(GOAL) Omit every picture and return the rest of the data unaltered.
—————
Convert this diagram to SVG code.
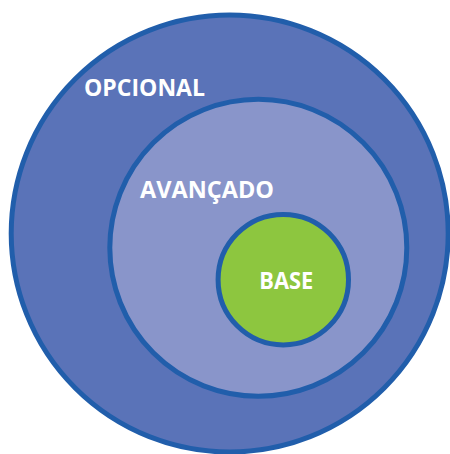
<svg xmlns="http://www.w3.org/2000/svg" width="450" height="454" viewBox="0 0 450 454">
<style>
.ring{stroke:#215EAB;stroke-width:5}
.lbl{fill:#FFFFFF;font-family:"Open Sans","Liberation Sans",sans-serif;font-weight:bold;font-size:23px}
</style>
<rect width="450" height="454" fill="#FFFFFF"/>
<g id="opcional">
<circle class="ring" cx="229.7" cy="233.5" r="218.5" fill="#5A73B8"/>
<text class="lbl" x="84" y="95.7" textLength="121" lengthAdjust="spacingAndGlyphs">OPCIONAL</text>
</g>
<g id="avancado">
<circle class="ring" cx="258.3" cy="247.8" r="148.5" fill="#8995CA"/>
<text class="lbl" x="140" y="197.7" textLength="134" lengthAdjust="spacingAndGlyphs">AVANÇADO</text>
</g>
<g id="base">
<circle class="ring" cx="283.3" cy="279.7" r="65.2" fill="#8DC63F"/>
<text class="lbl" x="259.3" y="289" textLength="54" lengthAdjust="spacingAndGlyphs">BASE</text>
</g>
<g id="connectors"/>
</svg>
—————
(CORRECT RESULT)
Convert this diagram to SVG code.
<svg xmlns="http://www.w3.org/2000/svg" width="450" height="454" viewBox="0 0 450 454">
<style>
.ring{stroke:#215EAB;stroke-width:5}
.lbl{fill:#FFFFFF;font-family:"Open Sans","Liberation Sans",sans-serif;font-weight:bold;font-size:23px}
</style>
<rect width="450" height="454" fill="#FFFFFF"/>
<g id="opcional">
<circle class="ring" cx="229.7" cy="233.5" r="218.5" fill="#5A73B8"/>
<text class="lbl" x="84" y="95.7" textLength="121" lengthAdjust="spacingAndGlyphs">OPCIONAL</text>
</g>
<g id="avancado">
<circle class="ring" cx="258.3" cy="247.8" r="148.5" fill="#8995CA"/>
<text class="lbl" x="140" y="197.7" textLength="134" lengthAdjust="spacingAndGlyphs">AVANÇADO</text>
</g>
<g id="base">
<circle class="ring" cx="283.3" cy="279.7" r="65.2" fill="#8DC63F"/>
<text class="lbl" x="259.3" y="289" textLength="54" lengthAdjust="spacingAndGlyphs">BASE</text>
</g>
<g id="connectors"/>
</svg>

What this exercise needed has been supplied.